I have been doing good thing in fits and starts. Protein shake here, no white carbs there, seeing my trainer twice a week, but not doing even remotely enough cardio. We b ought the Wii fit, for fun mostly, I thought it would energize me to do more serious workouts at the gym and some yoga at the very least. I had no idea the Wii fit <strong>WEIGHS</strong> YOU. I have not weighed myself or been weighed since March when I saw the orthopedic surgeon about my knee. Then it became scarier and scarier and one day I would be convinced I had lost a few pounds over the past month and then I would be certain I was almost back to my heaviest (impossible according to what size of clothing I am wearing). It is now become my great white whale, which is funny really, i mean you know FUNNY. Whale = fat, okay, I am over explaining a lame joke.
I am worried this is it, I will either stay where I am, or I will slowly gain it back and be what I was before. Which I cannot even define other than “fatter”.
I was always worried that when the goals of the weight loss surgery started turning into how I looked and buying new clothes and having people say I look good or I have lost weight or GOOD FOR YOU! We were afraid you were going to be the fat one forever. I am plateauing or gaining, or fuck if I know, right? My mom and dad “how is the weight loss thing, you know surgery and diabetes and everything going”. I am defensive. “What do you mean? Do I look fat? Does it look like I have gained weight? WHAT ARE YOU SAYING?” Articulating everything in my own head that I wish they wouldn’t ask me about ever. That I wish I could just update people without having to answer to anyone or ever talk about it really. I want to be the person who got to a reasonable weight after 11-12 month, stay at that weight and then be able to advise and muse about how it was to be so heavy and so reasonable and ok with my weight now.

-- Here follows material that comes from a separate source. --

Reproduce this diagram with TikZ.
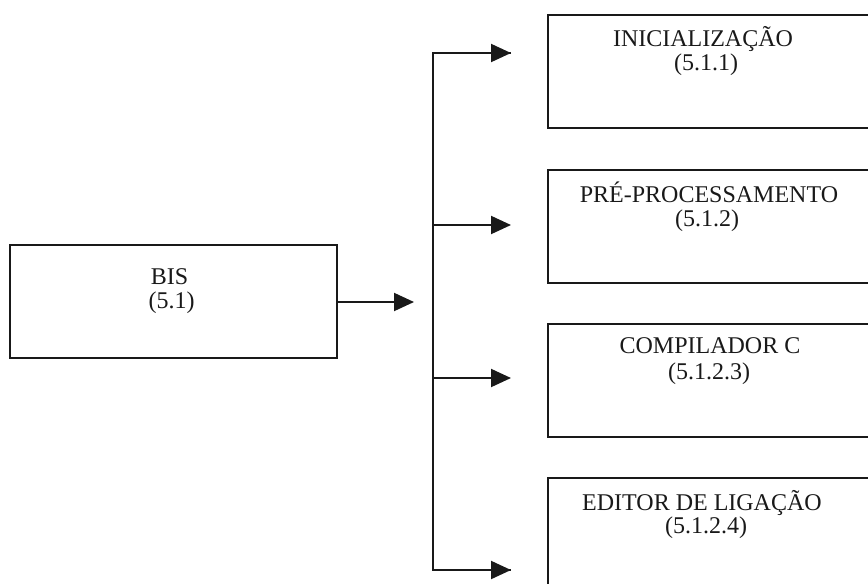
\documentclass[tikz,border=0pt]{standalone}
\usepackage{fontspec}
\setmainfont{Liberation Serif}
\usetikzlibrary{arrows.meta}
\begin{document}
\begin{tikzpicture}[x=1pt,y=-1pt,
  boxnode/.style={draw=black!90,line width=2pt,rectangle,minimum width=327pt,minimum height=113pt,inner sep=0pt},
  rbox/.style={boxnode,minimum width=332pt},
  lbl/.style={anchor=base,inner sep=0pt,font=\fontsize{24}{25}\selectfont,text=black!90},
  conn/.style={line width=2pt,draw=black!90},
  arr/.style={conn,-{Triangle[length=20pt,width=18pt]}}]
\useasboundingbox (0,0) rectangle (868,584);
\clip (0,0) rectangle (868,584);
% left box
\node[boxnode] (b0) at (173.5,301.5) {};
\node[lbl] (t0a) at ([shift={(-4,40)}]b0.north) {BIS};
\node[lbl] (t0b) at ([shift={(-2,64)}]b0.north) {(5.1)};
% right boxes
\node[rbox] (b1) at (714,71.5) {};
\node[rbox] (b2) at (714,226.5) {};
\node[rbox] (b3) at (714,380) {};
\node[rbox] (b4) at (714,534.5) {};
\node[lbl] (t1a) at ([shift={(156,32)}]b1.north west) {INICIALIZAÇÃO};
\node[lbl] (t1b) at ([shift={(159,56)}]b1.north west) {(5.1.1)};
\node[lbl] (t2a) at ([shift={(162,33)}]b2.north west) {PRÉ-PROCESSAMENTO};
\node[lbl] (t2b) at ([shift={(160,57)}]b2.north west) {(5.1.2)};
\node[lbl] (t3a) at ([shift={(163,31)}]b3.north west) {COMPILADOR C};
\node[lbl] (t3b) at ([shift={(162,57)}]b3.north west) {(5.1.2.3)};
\node[lbl] (t4a) at ([shift={(155,33)}]b4.north west) {EDITOR DE LIGAÇÃO};
\node[lbl] (t4b) at ([shift={(159,56)}]b4.north west) {(5.1.2.4)};
% connectors
\coordinate (tip0) at (414,302);
\coordinate (v1) at (433,53);
\coordinate (v2) at (433,225);
\coordinate (v3) at (433,378);
\coordinate (v4) at (433,570);
\coordinate (a1) at (511,53);
\coordinate (a2) at (511,225);
\coordinate (a3) at (511,378);
\coordinate (a4) at (511,570);
\draw[arr] (b0.east |- tip0) -- (tip0);
\draw[conn,line join=miter] (a1) -- (v1) -- (v4) -- (a4);
\draw[arr] (v1) -- (a1);
\draw[arr] (v2) -- (a2);
\draw[arr] (v3) -- (a3);
\draw[arr] (v4) -- (a4);
\end{tikzpicture}
\end{document}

So many obstacles in my way. The hugest one is me, lots of parts of me. The eating disorder, always lurking. Someone, (doctors, books, dietitians, my MIND, the interwebs, the world, THE MAN) is telling me what I should be eating, I almost automatically say FUCK YOU, I will have this donut, bowl of chips, ice cream bar. Bingeing is decidedly smaller amount, but bingeing when you stomach is wee and you know you shouldn’t but you WANT to HAVE to, is still bingeing. It is still a fuck you to the rules. I am 13, 14, 18, 25, all over again. I had a similar reaction when I found out I was diabetic. Rebellion via diet. I am so cool. I wish I could just pierce my nose, or bungee jump. Instead I retreat inside myself and eat in secret, hiding it from everyone, pretty much successfully, all the time. Am I self sabotaging, my therapist asks? I don’t know. I am afraid of finally losing the weight? Maybe, I don’t know. Is it a control issues? Fuck yes, I can control what I eat and I can’t control what I eat or don’t eat all a the same time. I am the mobius strip of food control. Yes, I feel expectations from family and friends. I do not feel understood because I do not understand myself.
I feel like this will be another thing I will not complete, I will fail at. I have trouble starting things and even more trouble completing them. I don’t think I know how to be successful, at anything.
I know the small steps my therapist, husband, friend, tell me I should start at. Get my blood work done, make sure I am not anemic or my blood sugars aren’t totally fucked, or my liver enzymes are elevated or other things that could go wrong. Step two would be to actually make a doctor’s appointment, well, the doctor would call mewith my lab results, I feel sure there would be something to discuss there. Once I go to the doctor, they will weigh me. Weigh me. Weigh me. My worth a 3 digit number. My success, my progress, who I have been since having the surgery will be those numbers on the scale. I want to talk myself out of that melodramatic bullshit, it sounds so juvenile, so junior school, so first true love breakup story.
I am so scared I have already fucked this up to a place where I cannot return. So scared. Terrified. My bed is so less scary. My sleep, my books, my solitude.